With comet film, ESA boldly goes into sci-fi

October 27, 2014
Scientists follow the flight of the Rosetta spacecraft from the control centre of the European Space Agency (ESA) in Darmstadt, Germany, on August 6, 2014

Belying its austere reputation for pure science and the search for fact, the European Space Agency (ESA) is branching out—into fantasy film-making.

ESA has released a six-and-a-half-minute work, complete with a TV star, Oscar-nominated director and dramatic digital effects, that turns the spotlight on its historic mission to explore a comet.

Called Ambition, the short film features Irish actor Aiden Gillen—a star in TV's Game of Thrones—as a mind master in a world where humans have the powers of demi-gods.

He oversees an apprentice, Aisling Franciosi, in using mental powers to assemble asteroids and planets, drawing on the pioneering experience of Rosetta to understand how life is formed.

The film—which can be seen on www.esa.int/spaceinvideos/Vide … bition_the_film—is directed by Poland's Tomek Baginski, nominated for an Oscar for a short movie, Katedra, in 2003.

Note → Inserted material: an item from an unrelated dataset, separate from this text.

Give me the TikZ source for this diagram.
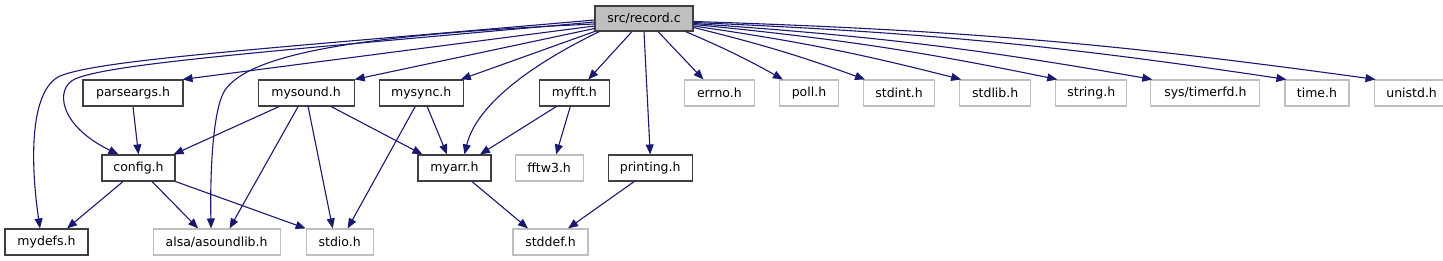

Filmed in Iceland and digitally enhanced, it was released last Friday at a festival in London.

Launched in 2004, Rosetta is an unmanned probe that has taken more than a decade and more than six billion kilometres (3.75 billion miles) to reach its target, Comet 67P/Churyumov-Gerasimenko.

Rosetta is now in close orbit around the comet at a distance of around 400 million kilometres from the Sun.

The scout will send down a robot lander, Philae, on November 12 to carry out on-the-spot scientific tests.

Comets are believed by astrophysicists to be made of ancient ice and dust left from the building of the Solar System.

Experts see them as time capsules of primeval material that may give insights into how the planets formed after the Sun flared into light.

Some also believe that, by bombarding the infant Earth with water and organic molecules, they provided our planet with the building blocks of life—a theory called pan-spermia.